Restate all the material verbatim, except for the pictures.
** begin Information shown **
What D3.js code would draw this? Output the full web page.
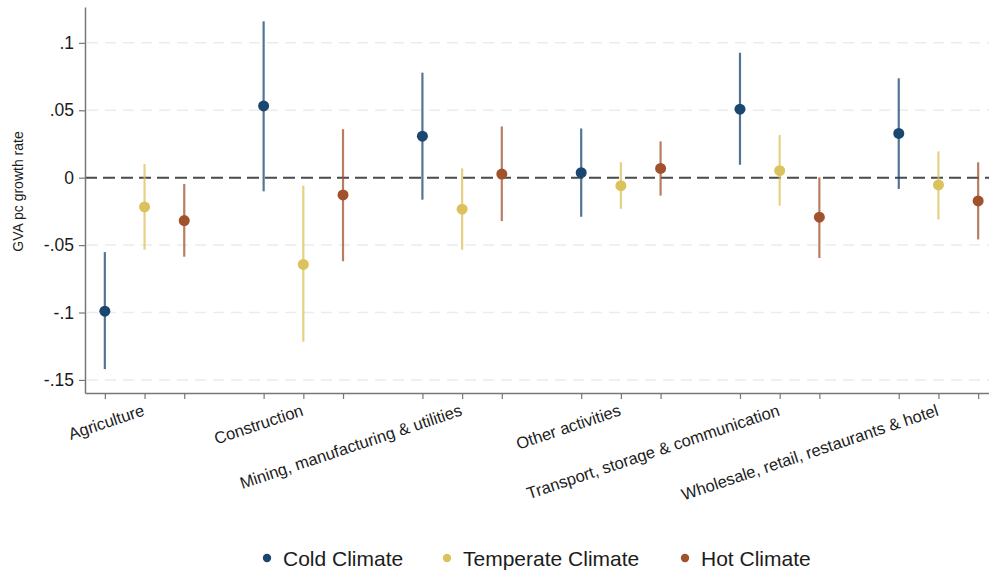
<!DOCTYPE html>
<html>
<head>
<meta charset="utf-8">
<script src="https://cdn.jsdelivr.net/npm/d3@7"></script>
<style>
  html, body { margin: 0; padding: 0; background: #fff; }
  svg { display: block; font-family: "Liberation Sans", Arial, sans-serif; }
</style>
</head>
<body>
<svg id="chart" width="989" height="574"></svg>
<script>
// Sectors and climate groups
const sectors = [
  "Agriculture",
  "Construction",
  "Mining, manufacturing & utilities",
  "Other activities",
  "Transport, storage & communication",
  "Wholesale, retail, restaurants & hotel"
];
const climates = ["Cold Climate", "Temperate Climate", "Hot Climate"];
const climateColors = ["#1a476f", "#dcc25d", "#a0522d"];

// Point estimates per climate (one value per sector)
const coldEst      = [-0.099,  0.0532,  0.0308,  0.0037,  0.0508,  0.0328];
const temperateEst = [-0.0217, -0.0643, -0.0234, -0.0059,  0.0052, -0.0054];
const hotEst       = [-0.0318, -0.0128,  0.0027,  0.0069, -0.0293, -0.0172];

// Confidence interval bounds
const coldLo      = [-0.142, -0.0101, -0.0163, -0.029,  0.0096, -0.0084];
const coldHi      = [-0.0552, 0.116,   0.0779,  0.0365,  0.0927,  0.0737];
const temperateLo = [-0.0534, -0.1216, -0.0534, -0.0231, -0.0207, -0.031];
const temperateHi = [ 0.0101, -0.0059,  0.0069,  0.0114,  0.0316,  0.0195];
const hotLo       = [-0.0586, -0.062,  -0.0322, -0.0133, -0.0596, -0.0458];
const hotHi       = [-0.0047,  0.036,   0.038,   0.0269,  0.0003,  0.0114];

const yTicks = [-0.15, -0.1, -0.05, 0, 0.05, 0.1];
const yTickLabels = ["-.15", "-.1", "-.05", "0", ".05", ".1"];

const estimates = [coldEst, temperateEst, hotEst];
const lows = [coldLo, temperateLo, hotLo];
const highs = [coldHi, temperateHi, hotHi];

// Each sector occupies slots 4g+1..4g+3, with an empty slot between groups
const rows = [];
sectors.forEach((s, g) => {
  climates.forEach((c, k) => {
    rows.push({ sector: s, climate: k, pos: g * 4 + k + 1,
      est: estimates[k][g], lo: lows[k][g], hi: highs[k][g] });
  });
});

const svg = d3.select("#chart");
const plotLeft = 85, plotRight = 998, plotTop = 7, plotBottom = 393;
const textColor = "#1c1c1c";

const x = d3.scaleLinear().domain([0.5, 23.5]).range([plotLeft, plotRight]);
const y = d3.scaleLinear().domain([-0.1597, 0.1266]).range([plotBottom, plotTop]);

// Gridlines
svg.append("g").selectAll("line")
  .data(yTicks.filter(v => v !== 0))
  .join("line")
  .attr("x1", plotLeft + 2).attr("x2", plotRight)
  .attr("y1", d => y(d)).attr("y2", d => y(d))
  .attr("stroke", "#ececec").attr("stroke-width", 1.5)
  .attr("stroke-dasharray", "11,7");

// Zero reference line
svg.append("line")
  .attr("x1", plotLeft).attr("x2", plotRight)
  .attr("y1", y(0)).attr("y2", y(0))
  .attr("stroke", "#4a4a4a").attr("stroke-width", 2)
  .attr("stroke-dasharray", "12,6");

// Y axis
const yAxis = d3.axisLeft(y).tickValues(yTicks)
  .tickFormat((d, i) => yTickLabels[i]).tickSize(6).tickPadding(5).tickSizeOuter(0);
const gy = svg.append("g").attr("transform", `translate(${plotLeft},0)`).call(yAxis);
gy.select(".domain").attr("stroke", "#777").attr("stroke-width", 1.5);
gy.selectAll(".tick line").attr("stroke", "#777").attr("stroke-width", 1.2);
gy.selectAll(".tick text").attr("font-size", 17.5).attr("fill", textColor)
  .attr("font-family", "'Liberation Sans', Arial, sans-serif");

// X axis: ticks at every estimate slot, labels on the middle slot of each group
const tickPositions = rows.map(r => r.pos);
const xAxis = d3.axisBottom(x).tickValues(tickPositions)
  .tickFormat("").tickSize(6).tickSizeOuter(0);
const gx = svg.append("g").attr("transform", `translate(0,${plotBottom})`).call(xAxis);
gx.select(".domain").attr("stroke", "#777").attr("stroke-width", 1.5);
gx.selectAll(".tick line").attr("stroke", "#777").attr("stroke-width", 1.2);

svg.append("g").selectAll("text")
  .data(sectors)
  .join("text")
  .attr("transform", (d, g) => `translate(${x(g * 4 + 2) + 1},${plotBottom + 22}) rotate(-18.5)`)
  .attr("text-anchor", "end")
  .attr("font-size", 16.5)
  .attr("fill", textColor)
  .text(d => d);

// Y axis title
svg.append("text")
  .attr("transform", `translate(23,${191.5}) rotate(-90)`)
  .attr("text-anchor", "middle")
  .attr("font-size", 14)
  .attr("fill", textColor)
  .text("GVA pc growth rate");

// Confidence intervals
svg.append("g").selectAll("line")
  .data(rows)
  .join("line")
  .attr("x1", d => x(d.pos)).attr("x2", d => x(d.pos))
  .attr("y1", d => y(d.lo)).attr("y2", d => y(d.hi))
  .attr("stroke", d => climateColors[d.climate])
  .attr("stroke-opacity", 0.75)
  .attr("stroke-width", 2.2);

// Point estimates
svg.append("g").selectAll("circle")
  .data(rows)
  .join("circle")
  .attr("cx", d => x(d.pos)).attr("cy", d => y(d.est))
  .attr("r", 5.5)
  .attr("fill", d => climateColors[d.climate]);

// Legend
const legendX = [267, 447, 685];
const legend = svg.append("g").selectAll("g")
  .data(climates)
  .join("g")
  .attr("transform", (d, i) => `translate(${legendX[i]},558)`);
legend.append("circle").attr("r", 4.2).attr("fill", (d, i) => climateColors[i]);
legend.append("text")
  .attr("x", 16).attr("dy", "0.36em")
  .attr("font-size", 21)
  .attr("fill", textColor)
  .text(d => d);
</script>
</body>
</html>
** end Information shown **
### [Exercise solution]
What D3.js code would draw this? Output the full web page.
<!DOCTYPE html>
<html>
<head>
<meta charset="utf-8">
<script src="https://cdn.jsdelivr.net/npm/d3@7"></script>
<style>
  html, body { margin: 0; padding: 0; background: #fff; }
  svg { display: block; font-family: "Liberation Sans", Arial, sans-serif; }
</style>
</head>
<body>
<svg id="chart" width="989" height="574"></svg>
<script>
// Sectors and climate groups
const sectors = [
  "Agriculture",
  "Construction",
  "Mining, manufacturing & utilities",
  "Other activities",
  "Transport, storage & communication",
  "Wholesale, retail, restaurants & hotel"
];
const climates = ["Cold Climate", "Temperate Climate", "Hot Climate"];
const climateColors = ["#1a476f", "#dcc25d", "#a0522d"];

// Point estimates per climate (one value per sector)
const coldEst      = [-0.099,  0.0532,  0.0308,  0.0037,  0.0508,  0.0328];
const temperateEst = [-0.0217, -0.0643, -0.0234, -0.0059,  0.0052, -0.0054];
const hotEst       = [-0.0318, -0.0128,  0.0027,  0.0069, -0.0293, -0.0172];

// Confidence interval bounds
const coldLo      = [-0.142, -0.0101, -0.0163, -0.029,  0.0096, -0.0084];
const coldHi      = [-0.0552, 0.116,   0.0779,  0.0365,  0.0927,  0.0737];
const temperateLo = [-0.0534, -0.1216, -0.0534, -0.0231, -0.0207, -0.031];
const temperateHi = [ 0.0101, -0.0059,  0.0069,  0.0114,  0.0316,  0.0195];
const hotLo       = [-0.0586, -0.062,  -0.0322, -0.0133, -0.0596, -0.0458];
const hotHi       = [-0.0047,  0.036,   0.038,   0.0269,  0.0003,  0.0114];

const yTicks = [-0.15, -0.1, -0.05, 0, 0.05, 0.1];
const yTickLabels = ["-.15", "-.1", "-.05", "0", ".05", ".1"];

const estimates = [coldEst, temperateEst, hotEst];
const lows = [coldLo, temperateLo, hotLo];
const highs = [coldHi, temperateHi, hotHi];

// Each sector occupies slots 4g+1..4g+3, with an empty slot between groups
const rows = [];
sectors.forEach((s, g) => {
  climates.forEach((c, k) => {
    rows.push({ sector: s, climate: k, pos: g * 4 + k + 1,
      est: estimates[k][g], lo: lows[k][g], hi: highs[k][g] });
  });
});

const svg = d3.select("#chart");
const plotLeft = 85, plotRight = 998, plotTop = 7, plotBottom = 393;
const textColor = "#1c1c1c";

const x = d3.scaleLinear().domain([0.5, 23.5]).range([plotLeft, plotRight]);
const y = d3.scaleLinear().domain([-0.1597, 0.1266]).range([plotBottom, plotTop]);

// Gridlines
svg.append("g").selectAll("line")
  .data(yTicks.filter(v => v !== 0))
  .join("line")
  .attr("x1", plotLeft + 2).attr("x2", plotRight)
  .attr("y1", d => y(d)).attr("y2", d => y(d))
  .attr("stroke", "#ececec").attr("stroke-width", 1.5)
  .attr("stroke-dasharray", "11,7");

// Zero reference line
svg.append("line")
  .attr("x1", plotLeft).attr("x2", plotRight)
  .attr("y1", y(0)).attr("y2", y(0))
  .attr("stroke", "#4a4a4a").attr("stroke-width", 2)
  .attr("stroke-dasharray", "12,6");

// Y axis
const yAxis = d3.axisLeft(y).tickValues(yTicks)
  .tickFormat((d, i) => yTickLabels[i]).tickSize(6).tickPadding(5).tickSizeOuter(0);
const gy = svg.append("g").attr("transform", `translate(${plotLeft},0)`).call(yAxis);
gy.select(".domain").attr("stroke", "#777").attr("stroke-width", 1.5);
gy.selectAll(".tick line").attr("stroke", "#777").attr("stroke-width", 1.2);
gy.selectAll(".tick text").attr("font-size", 17.5).attr("fill", textColor)
  .attr("font-family", "'Liberation Sans', Arial, sans-serif");

// X axis: ticks at every estimate slot, labels on the middle slot of each group
const tickPositions = rows.map(r => r.pos);
const xAxis = d3.axisBottom(x).tickValues(tickPositions)
  .tickFormat("").tickSize(6).tickSizeOuter(0);
const gx = svg.append("g").attr("transform", `translate(0,${plotBottom})`).call(xAxis);
gx.select(".domain").attr("stroke", "#777").attr("stroke-width", 1.5);
gx.selectAll(".tick line").attr("stroke", "#777").attr("stroke-width", 1.2);

svg.append("g").selectAll("text")
  .data(sectors)
  .join("text")
  .attr("transform", (d, g) => `translate(${x(g * 4 + 2) + 1},${plotBottom + 22}) rotate(-18.5)`)
  .attr("text-anchor", "end")
  .attr("font-size", 16.5)
  .attr("fill", textColor)
  .text(d => d);

// Y axis title
svg.append("text")
  .attr("transform", `translate(23,${191.5}) rotate(-90)`)
  .attr("text-anchor", "middle")
  .attr("font-size", 14)
  .attr("fill", textColor)
  .text("GVA pc growth rate");

// Confidence intervals
svg.append("g").selectAll("line")
  .data(rows)
  .join("line")
  .attr("x1", d => x(d.pos)).attr("x2", d => x(d.pos))
  .attr("y1", d => y(d.lo)).attr("y2", d => y(d.hi))
  .attr("stroke", d => climateColors[d.climate])
  .attr("stroke-opacity", 0.75)
  .attr("stroke-width", 2.2);

// Point estimates
svg.append("g").selectAll("circle")
  .data(rows)
  .join("circle")
  .attr("cx", d => x(d.pos)).attr("cy", d => y(d.est))
  .attr("r", 5.5)
  .attr("fill", d => climateColors[d.climate]);

// Legend
const legendX = [267, 447, 685];
const legend = svg.append("g").selectAll("g")
  .data(climates)
  .join("g")
  .attr("transform", (d, i) => `translate(${legendX[i]},558)`);
legend.append("circle").attr("r", 4.2).attr("fill", (d, i) => climateColors[i]);
legend.append("text")
  .attr("x", 16).attr("dy", "0.36em")
  .attr("font-size", 21)
  .attr("fill", textColor)
  .text(d => d);
</script>
</body>
</html>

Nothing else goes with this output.